报告人： Prof. Hu Guanghui，北京计算中心

Title: Direct and inverse scattering problems in elastodynamics

Abstract: Wave scattering phenomena and theory have attracted many physicists and mathematicians since more than one hundred years and have played a central role in twentieth century mathematical physics. When the elastic (seismic) wave fields encounter a scatterer (cracks, voids, inclusions or unbounded interfaces), reflected waves will be scattered back because of the discontinuity in media. In the case that no scattered wave is incited, the underlying scatterer is ``unseen`` by detectors and hence must have been cloaked by some device. We suppose that a plane or point source wave is incident onto an elastic body. The direct scattering problem is to predict the effect caused by an inhomogeneous medium from the Lame system, whereas the inverse scattering problem consists in determining the nature of the inhomogeneity (interface, density or Lame coefficients) from measured data of the scattered fields.

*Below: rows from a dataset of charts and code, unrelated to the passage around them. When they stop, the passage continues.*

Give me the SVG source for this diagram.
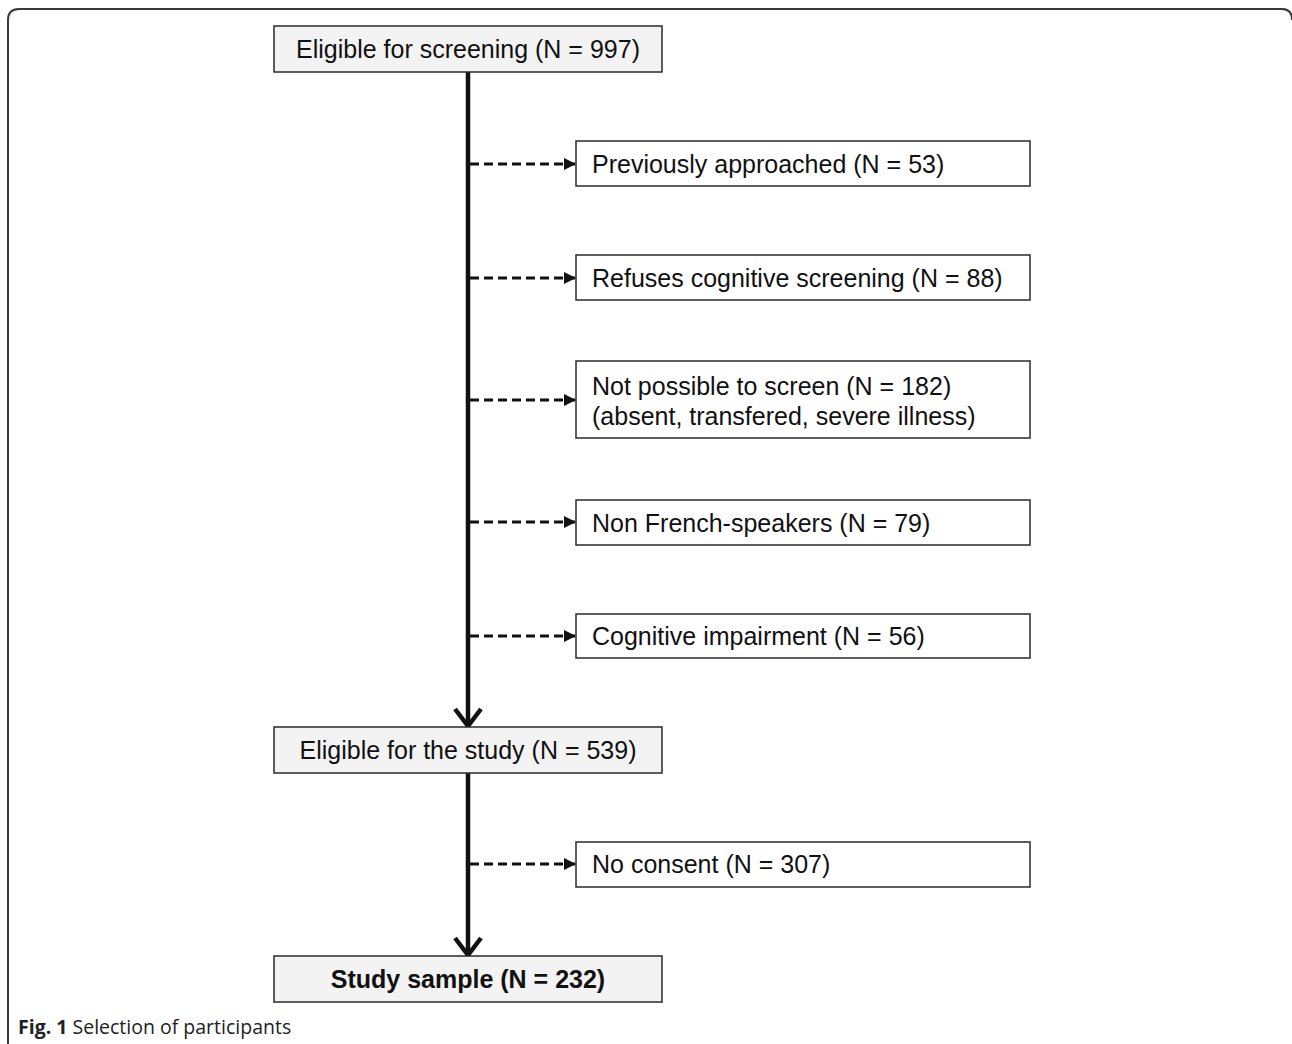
<svg xmlns="http://www.w3.org/2000/svg" width="1292" height="1044" viewBox="0 0 1292 1044">
<style>
.frame{fill:none;stroke:#3a3a3a;stroke-width:2}
.main{fill:#f3f3f3;stroke:#2a2a2a;stroke-width:1.5}
.side{fill:#ffffff;stroke:#2a2a2a;stroke-width:1.5}
.t{font-family:"Liberation Sans",Arial,sans-serif;font-size:25px;fill:#111}
.tc{text-anchor:middle}
.b{font-weight:bold}
.solid{stroke:#111;stroke-width:4.5;fill:none}
.dash{stroke:#111;stroke-width:3;stroke-dasharray:9 5;fill:none}
.cap{font-family:"Open Sans","Liberation Sans",sans-serif;font-size:19.5px;fill:#222}
</style>
<defs>
<marker id="tri" markerWidth="12" markerHeight="12" refX="11" refY="6" orient="auto" markerUnits="userSpaceOnUse">
<path d="M0,0 L12,6 L0,12 Z" fill="#111"/>
</marker>
</defs>
<path class="frame" d="M8,1050 L8,20 Q8,9 19,9 L1282,9 Q1292,9 1292,20"/>
<g id="connectors">
<line class="solid" x1="468" y1="72" x2="468" y2="725"/>
<polyline class="solid" points="455,709 468,726 481,709"/>
<line class="solid" x1="468" y1="773" x2="468" y2="954"/>
<polyline class="solid" points="455,938 468,955 481,938"/>
<line class="dash" x1="470" y1="164" x2="575" y2="164" marker-end="url(#tri)"/>
<line class="dash" x1="470" y1="278" x2="575" y2="278" marker-end="url(#tri)"/>
<line class="dash" x1="470" y1="400" x2="575" y2="400" marker-end="url(#tri)"/>
<line class="dash" x1="470" y1="522" x2="575" y2="522" marker-end="url(#tri)"/>
<line class="dash" x1="470" y1="636" x2="575" y2="636" marker-end="url(#tri)"/>
<line class="dash" x1="470" y1="864" x2="575" y2="864" marker-end="url(#tri)"/>
</g>
<g id="n-screening">
<rect class="main" x="274" y="26" width="388" height="46"/>
<text class="t tc" x="468" y="58">Eligible for screening (N = 997)</text>
</g>
<g id="n-approached">
<rect class="side" x="576" y="141" width="454" height="45"/>
<text class="t" x="592" y="173">Previously approached (N = 53)</text>
</g>
<g id="n-refuses">
<rect class="side" x="576" y="255" width="454" height="45"/>
<text class="t" x="592" y="287">Refuses cognitive screening (N = 88)</text>
</g>
<g id="n-notpossible">
<rect class="side" x="576" y="361" width="454" height="77"/>
<text class="t" x="592" y="395">Not possible to screen (N = 182)</text>
<text class="t" x="592" y="425">(absent, transfered, severe illness)</text>
</g>
<g id="n-nonfrench">
<rect class="side" x="576" y="500" width="454" height="45"/>
<text class="t" x="592" y="532">Non French-speakers (N = 79)</text>
</g>
<g id="n-cognitive">
<rect class="side" x="576" y="614" width="454" height="44"/>
<text class="t" x="592" y="645">Cognitive impairment (N = 56)</text>
</g>
<g id="n-study">
<rect class="main" x="274" y="727" width="388" height="46"/>
<text class="t tc" x="468" y="759">Eligible for the study (N = 539)</text>
</g>
<g id="n-noconsent">
<rect class="side" x="576" y="842" width="454" height="45"/>
<text class="t" x="592" y="873">No consent (N = 307)</text>
</g>
<g id="n-sample">
<rect class="main" x="274" y="956" width="388" height="46"/>
<text class="t tc b" x="468" y="988">Study sample (N = 232)</text>
</g>
<text class="cap" x="18" y="1034"><tspan font-weight="bold">Fig. 1</tspan> Selection of participants</text>
</svg>
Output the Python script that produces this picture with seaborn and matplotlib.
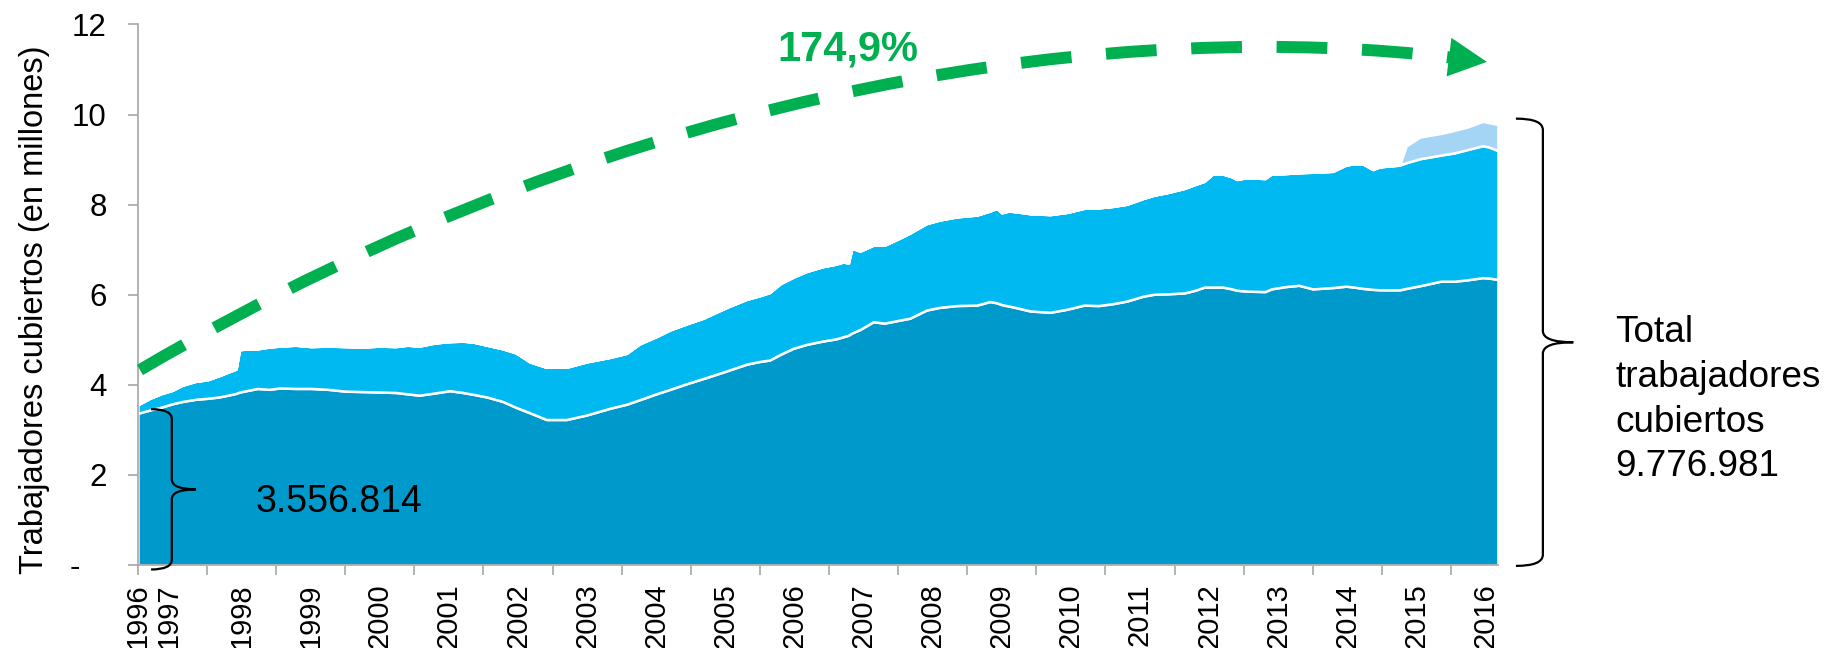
import numpy as np
import pandas as pd
import seaborn as sns
import matplotlib
matplotlib.use("Agg")
import matplotlib.pyplot as plt
from matplotlib.path import Path
from matplotlib.patches import PathPatch, FancyArrowPatch

# ---------------- data (millions of covered workers) ----------------
years = [1997.00, 1997.17, 1997.35, 1997.50, 1997.64, 1997.84, 1998.00, 1998.17, 1998.30, 1998.42,
         1998.47, 1998.60, 1998.73, 1998.90, 1999.05, 1999.28, 1999.50, 1999.75, 2000.00, 2000.25,
         2000.50, 2000.73, 2000.90, 2001.07, 2001.30, 2001.51, 2001.70, 2001.85, 2002.05, 2002.28,
         2002.47, 2002.67, 2002.91, 2003.20, 2003.49, 2003.83, 2004.07, 2004.26, 2004.50, 2004.70,
         2004.95, 2005.18, 2005.52, 2005.81, 2006.00, 2006.14, 2006.30, 2006.48, 2006.68, 2006.90,
         2007.10, 2007.21, 2007.28, 2007.33, 2007.45, 2007.64, 2007.80, 2008.00, 2008.17, 2008.41,
         2008.60, 2008.85, 2009.14, 2009.33, 2009.43, 2009.50, 2009.60, 2009.72, 2009.91, 2010.20,
         2010.45, 2010.69, 2010.90, 2011.10, 2011.31, 2011.55, 2011.70, 2011.90, 2012.14, 2012.30,
         2012.43, 2012.55, 2012.70, 2012.83, 2012.90, 2013.05, 2013.31, 2013.40, 2013.60, 2013.80,
         2014.00, 2014.29, 2014.48, 2014.60, 2014.73, 2014.87, 2014.97, 2015.26, 2015.35, 2015.55,
         2015.85, 2016.05, 2016.23, 2016.46, 2016.55, 2016.68]

capa_inferior = [3.37, 3.44, 3.51, 3.58, 3.63, 3.68, 3.70, 3.73, 3.77, 3.81,
                 3.84, 3.88, 3.92, 3.90, 3.93, 3.92, 3.92, 3.90, 3.86, 3.85,
                 3.84, 3.83, 3.80, 3.77, 3.82, 3.87, 3.83, 3.79, 3.73, 3.63,
                 3.50, 3.38, 3.23, 3.23, 3.33, 3.48, 3.57, 3.67, 3.80, 3.90,
                 4.03, 4.14, 4.31, 4.46, 4.52, 4.55, 4.68, 4.81, 4.90, 4.97,
                 5.02, 5.07, 5.10, 5.15, 5.23, 5.40, 5.37, 5.43, 5.48, 5.66,
                 5.72, 5.76, 5.77, 5.85, 5.82, 5.78, 5.75, 5.71, 5.64, 5.61,
                 5.68, 5.77, 5.76, 5.80, 5.86, 5.97, 6.01, 6.02, 6.04, 6.10,
                 6.17, 6.17, 6.17, 6.13, 6.10, 6.08, 6.07, 6.13, 6.18, 6.21,
                 6.13, 6.16, 6.19, 6.17, 6.14, 6.12, 6.11, 6.11, 6.14, 6.20,
                 6.30, 6.30, 6.33, 6.38, 6.37, 6.34]

capa_media = [0.19, 0.26, 0.30, 0.30, 0.36, 0.40, 0.41, 0.47, 0.51, 0.54,
              0.94, 0.92, 0.88, 0.94, 0.93, 0.96, 0.93, 0.96, 0.99, 0.99,
              1.02, 1.02, 1.08, 1.09, 1.11, 1.09, 1.14, 1.16, 1.15, 1.17,
              1.21, 1.13, 1.16, 1.16, 1.18, 1.13, 1.13, 1.24, 1.27, 1.32,
              1.33, 1.34, 1.41, 1.44, 1.46, 1.50, 1.57, 1.58, 1.62, 1.65,
              1.66, 1.66, 1.60, 1.88, 1.74, 1.70, 1.73, 1.81, 1.89, 1.92,
              1.94, 1.97, 2.00, 2.01, 2.10, 2.04, 2.11, 2.13, 2.16, 2.17,
              2.15, 2.15, 2.17, 2.16, 2.15, 2.17, 2.20, 2.25, 2.32, 2.35,
              2.35, 2.51, 2.51, 2.49, 2.46, 2.52, 2.51, 2.55, 2.51, 2.50,
              2.59, 2.58, 2.69, 2.74, 2.76, 2.66, 2.73, 2.77, 2.79, 2.82,
              2.80, 2.85, 2.89, 2.93, 2.91, 2.86]

capa_superior = [0.0] * 97 + [0.00, 0.37, 0.48, 0.48, 0.50, 0.50, 0.54, 0.54, 0.58]

x_tick_labels = ['1996', '1997', '1998', '1999', '2000', '2001', '2002', '2003', '2004', '2005',
                 '2006', '2007', '2008', '2009', '2010', '2011', '2012', '2013', '2014', '2015', '2016']
x_label_pos = [1997.0, 1997.45, 1998.5, 1999.5, 2000.5, 2001.5, 2002.5, 2003.5, 2004.5, 2005.5,
               2006.5, 2007.5, 2008.5, 2009.5, 2010.5, 2011.5, 2012.5, 2013.5, 2014.5, 2015.5, 2016.5]
x_year_ticks = list(range(1997, 2017))
y_ticks = [0, 2, 4, 6, 8, 10, 12]
y_tick_labels = ['-   ', '2', '4', '6', '8', '10', '12']

ylabel_text = 'Trabajadores cubiertos (en millones)'
start_label = '3.556.814'
end_label = 'Total\ntrabajadores\ncubiertos\n9.776.981'
growth_label = '174,9%'

# ---------------- style ----------------
sns.set_theme(style='white')
plt.rcParams['font.family'] = ['Liberation Sans', 'DejaVu Sans']

col_dark = '#0099CB'
col_mid = '#00B9F1'
col_light = '#A4D5F5'
col_green = '#00B050'
col_axis = '#A6A6A6'

fig = plt.figure(figsize=(18.27, 6.48), dpi=100)
ax = fig.add_axes([0.0755, 0.1281, 0.7444, 0.8341])

df = pd.DataFrame({'year': years, 'inferior': capa_inferior,
                   'media': capa_media, 'superior': capa_superior})

ax.stackplot(df['year'], df['inferior'], df['media'], df['superior'],
             colors=[col_dark, col_mid, col_light], edgecolor='white', linewidth=1.8)

ax.set_xlim(1997.0, 2016.68)
ax.set_ylim(0, 12)

sns.despine(ax=ax)
for s in ['left', 'bottom']:
    ax.spines[s].set_color(col_axis)
    ax.spines[s].set_linewidth(1.2)

ax.set_xticks(x_year_ticks, minor=True)
ax.xaxis.remove_overlapping_locs = False
ax.set_xticks(x_label_pos, x_tick_labels, rotation=90)
ax.tick_params(axis='x', which='major', bottom=True, length=0, pad=13, labelsize=21,
               labelcolor='black')
ax.tick_params(axis='x', which='minor', bottom=True, length=7, width=1.2, color=col_axis)

ax.set_yticks(y_ticks, y_tick_labels)
ax.tick_params(axis='y', which='major', left=True, length=7, width=1.2, color=col_axis,
               pad=15.5, labelsize=22.5, labelcolor='black')

ax.set_ylabel(ylabel_text, fontsize=23.5, color='black', va='center')
ax.yaxis.set_label_coords(-0.0757, 0.472)

# ---------------- annotations ----------------
ax.text(1998.70, 1.18, start_label, fontsize=27, color='black', ha='left', va='baseline')
ax.text(2018.38, 1.97, end_label, fontsize=26.6, color='black', ha='left', va='baseline',
        linespacing=1.36)
ax.text(2007.28, 11.21, growth_label, fontsize=30, fontweight='bold', color=col_green,
        ha='center', va='baseline')


def brace(ax, x_hook, x_spine, x_tip, y_top, y_bot, r):
    y_mid = (y_top + y_bot) / 2
    verts = [(x_hook, y_top), (x_spine, y_top), (x_spine, y_top - r),
             (x_spine, y_mid + r),
             (x_spine, y_mid), (x_tip, y_mid),
             (x_spine, y_mid), (x_spine, y_mid - r),
             (x_spine, y_bot + r),
             (x_spine, y_bot), (x_hook, y_bot)]
    codes = [Path.MOVETO, Path.CURVE3, Path.CURVE3, Path.LINETO,
             Path.CURVE3, Path.CURVE3, Path.CURVE3, Path.CURVE3,
             Path.LINETO, Path.CURVE3, Path.CURVE3]
    ax.add_patch(PathPatch(Path(verts, codes), fill=False, edgecolor='black',
                           linewidth=1.6, clip_on=False, zorder=5))


brace(ax, 1997.19, 1997.49, 1997.84, 3.46, -0.10, 0.22)
brace(ax, 2016.94, 2017.33, 2017.77, 9.91, -0.02, 0.25)

# green dashed growth arrow
arrow_verts = [(1997.03, 4.33), (2004.3, 10.9), (2011.45, 12.12), (2016.03, 11.26)]
arrow_path = Path(arrow_verts, [Path.MOVETO, Path.CURVE4, Path.CURVE4, Path.CURVE4])
ax.add_patch(PathPatch(arrow_path, fill=False, edgecolor=col_green, linewidth=8.6,
                       linestyle=(0, (4.25, 2.9)), capstyle='butt', clip_on=False, zorder=6))
head = FancyArrowPatch(posA=(2016.0, 11.27), posB=(2016.52, 11.17),
                       arrowstyle='-|>,head_length=0.55,head_width=0.28', mutation_scale=50,
                       facecolor=col_green, edgecolor=col_green, linewidth=0,
                       shrinkA=0, shrinkB=0, clip_on=False, zorder=6)
ax.add_patch(head)

fig.savefig('out.png', dpi=100)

In this talk I will report my recent studies on direct and inverse scattering problems for both bounded and unbounded elastic bodies. These include (i) Well-posedness (uniqueness, existence and stability) of the forward elastic scattering from rough surfaces, periodic structures and bounded scatterers in two and three dimensions using variational arguments; (ii) Uniqueness and inversion algorithms (including both iterative and non-iterative schemes) using the data of one or several backscattered waves.